歩け!走るな ★★☆
(Walk, Don't Run)

1966 US
監督:チャールズ・ウォルタース
出演:ケーリー・グラント、サマンサ・エッガー、ジム・ハットン、高美以子

左:ジム・ハットン、中:ケーリー・グラント、右:サマンサ・エッガー

内容として特に優れたところがあるわけではない作品ですが、内容面とは別に2点見る価値があります。1つは、ケーリー・グラントの実質的なラスト・フィルムであることです。その彼のお相手役を務める恩恵に浴したのは、彼同様イギリス出身のサマンサ・エッガーであり、派手さはないけれども、いいところのお嬢さん的な風情がある人です。

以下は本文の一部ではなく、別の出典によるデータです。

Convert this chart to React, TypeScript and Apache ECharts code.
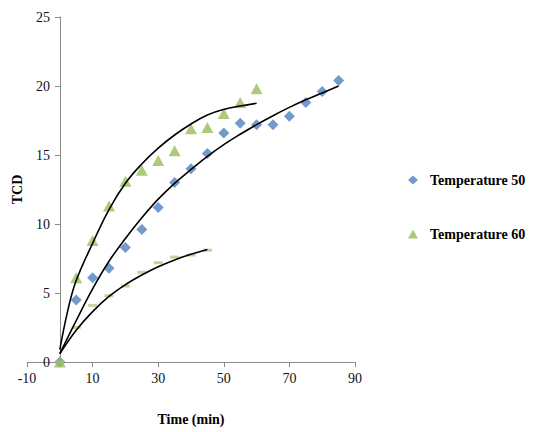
import React, { useEffect, useRef } from "react";
import * as echarts from "echarts";

const timeValues = [0, 5, 10, 15, 20, 25, 30, 35, 40, 45, 50, 55, 60, 65, 70, 75, 80, 85];
const temp50 = [0, 4.5, 6.1, 6.8, 8.3, 9.6, 11.2, 13.0, 14.0, 15.1, 16.6, 17.3, 17.2, 17.2, 17.8, 18.8, 19.6, 20.4];
const temp60Times = [0, 5, 10, 15, 20, 25, 30, 35, 40, 45, 50, 55, 60];
const temp60 = [0, 6.1, 8.8, 11.3, 13.1, 13.9, 14.6, 15.3, 16.9, 17.0, 18.0, 18.8, 19.8];
const thirdTimes = [0, 5, 10, 15, 20, 25, 30, 35, 40, 45];
const thirdValues = [0, 2.5, 4.1, 4.8, 5.5, 6.5, 7.2, 7.6, 7.75, 8.1];

// trend curves
const trend60X = [0, 2.5, 5, 10, 15, 20, 25, 30, 35, 40, 45, 50, 55, 60];
const trend60Y = [0.9, 3.8, 5.9, 8.6, 11.05, 12.95, 14.35, 15.5, 16.45, 17.25, 17.9, 18.3, 18.55, 18.75];
const trend50X = [0, 5, 10, 15, 20, 25, 30, 35, 40, 45, 50, 55, 60, 65, 70, 75, 80, 85];
const trend50Y = [0.6, 3.0, 5.3, 7.3, 8.95, 10.45, 11.8, 12.95, 13.95, 14.9, 15.75, 16.5, 17.2, 17.85, 18.45, 19.0, 19.5, 20.0];
const trend3X = [0, 5, 10, 15, 20, 25, 30, 35, 40, 45];
const trend3Y = [0.6, 2.3, 3.65, 4.75, 5.6, 6.3, 6.9, 7.4, 7.8, 8.15];

const xTicks = { min: -10, max: 90, interval: 20 };
const yTicks = { min: 0, max: 25, interval: 5 };

const zip = (xs: number[], ys: number[]) => xs.map((x, i) => [x, ys[i]]);

export default function App() {
  const ref = useRef<HTMLDivElement>(null);
  useEffect(() => {
    if (!ref.current) return;
    const chart = echarts.init(ref.current, null, { renderer: "svg" });
    const serif = "Liberation Serif";
    const trendStyle = { color: "#000", width: 1.6 };
    const trendCommon = {
      type: "line",
      smooth: 0.4,
      showSymbol: false,
      symbol: "none",
      lineStyle: trendStyle,
      z: 5,
      silent: true,
    };
    chart.setOption({
      animation: false,
      backgroundColor: "#fff",
      grid: { left: 27, right: 178, top: 17, bottom: 70, containLabel: false, outerBoundsMode: "none" },
      xAxis: {
        type: "value",
        min: xTicks.min,
        max: xTicks.max,
        interval: xTicks.interval,
        name: "Time (min)",
        nameLocation: "middle",
        nameGap: 50,
        nameTextStyle: { fontFamily: serif, fontWeight: "bold", fontSize: 14, color: "#000" },
        axisLine: { onZero: false, lineStyle: { color: "#8c8c8c" } },
        axisTick: { show: true, length: 5, lineStyle: { color: "#8c8c8c" } },
        axisLabel: { fontFamily: serif, fontSize: 14, color: "#111", margin: 9 },
        splitLine: { show: false },
      },
      yAxis: {
        type: "value",
        min: yTicks.min,
        max: yTicks.max,
        interval: yTicks.interval,
        offset: -33,
        name: "TCD",
        nameLocation: "middle",
        nameGap: 36,
        nameTextStyle: { fontFamily: serif, fontWeight: "bold", fontSize: 14, color: "#000" },
        axisLine: { show: true, onZero: false, lineStyle: { color: "#8c8c8c" } },
        axisTick: { show: true, length: 5, lineStyle: { color: "#8c8c8c" } },
        axisLabel: { fontFamily: serif, fontSize: 14, color: "#111", margin: 10 },
        splitLine: { show: false },
      },
      legend: {
        orient: "vertical",
        left: 403,
        top: 168,
        itemGap: 40,
        itemWidth: 10,
        itemHeight: 9,
        data: ["Temperature 50", "Temperature 60"],
        textStyle: { fontFamily: serif, fontWeight: "bold", fontSize: 14, color: "#000", padding: [0, 0, 0, 7] },
      },
      series: [
        {
          name: "Temperature 50",
          type: "scatter",
          symbol: "diamond",
          symbolSize: 11,
          itemStyle: { color: "#4F81BD" },
          data: zip(timeValues, temp50),
          z: 2,
        },
        {
          name: "Temperature 60",
          type: "scatter",
          symbol: "triangle",
          symbolSize: [12, 11],
          itemStyle: { color: "#9BBB59" },
          data: zip(temp60Times, temp60),
          z: 3,
        },
        {
          name: "Third",
          type: "scatter",
          symbol: "rect",
          symbolSize: [9, 3],
          itemStyle: { color: "#B2CB86" },
          data: zip(thirdTimes, thirdValues),
          z: 2,
        },
        { ...trendCommon, name: "trend60", data: zip(trend60X, trend60Y) },
        { ...trendCommon, name: "trend50", data: zip(trend50X, trend50Y) },
        { ...trendCommon, name: "trend3", data: zip(trend3X, trend3Y) },
      ],
    });
    return () => chart.dispose();
  }, []);
  return (
    <div
      ref={ref}
      style={{ position: "fixed", left: 0, top: 0, width: 533, height: 432, background: "#fff" }}
    />
  );
}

言い方は少し変ですが、ウイリアム・ワイラーの「コレクター」(1965)で、テレンス・スタンプ演ずる変質者に誘拐される女子大生が実によく似合っていました。「歩け!走るな」では、ケーリー・グラントよりも30才以上も若いサマンサ・エッガーが、彼とあつあつの関係になるわけでは勿論なく、ケーリー・グラントは彼女とジム・ハットン演ずる競歩ランナーの間に立つキューピッドの役を演じています。とここまで書いて気付きましたが、実生活においては、この時ケーリー・グラントはサマンサ・エッガーとほぼ同い年のダイアン・キャノンと結婚していたのであり、まさに事実は小説よりも奇なりというところでしょうか。いずれにしても、実生活とは違い映画の中では万年独身貴族の権化のようなケーリー・グラントのキューピッドぶりは、なかなか笑えます。くだんの競歩ランナーが出場している競歩種目に、競技の途中で割り込んで彼に話し掛けたりするのです。さて、見る価値の2点目は、「歩け!走るな」は東京オリンピック当時の東京に舞台が置かれていて、撮影はおそらくかなり多くの部分が日本国内で行われていることです。「60年代の日本の街並ってこんな風だったかな?」と思わせる箇所もあるにはあり、そのような箇所はスタジオ撮影だと思われますが、個人的に当時は東京に住んでいたこともあってか、作品を見ながら「ああ、あの頃の東京の街の様子はこんな風だったんだな」とノスタルジックな気分に浸ることしきりです。勿論、当時の街の様子を味わいたいのであれば、当時の日本産映画を見た方が余程マシなことは確かですが、外人の目から見た当時の日本のイメージにもオツなものがあることは確かです。あいも変わらずクリーシェ的な日本描写がそこここに見受けられるとはいえ、やはりケーリー・グラントが主演しているだけあって、少なくともそれなりに楽しめる作品には仕上がっています。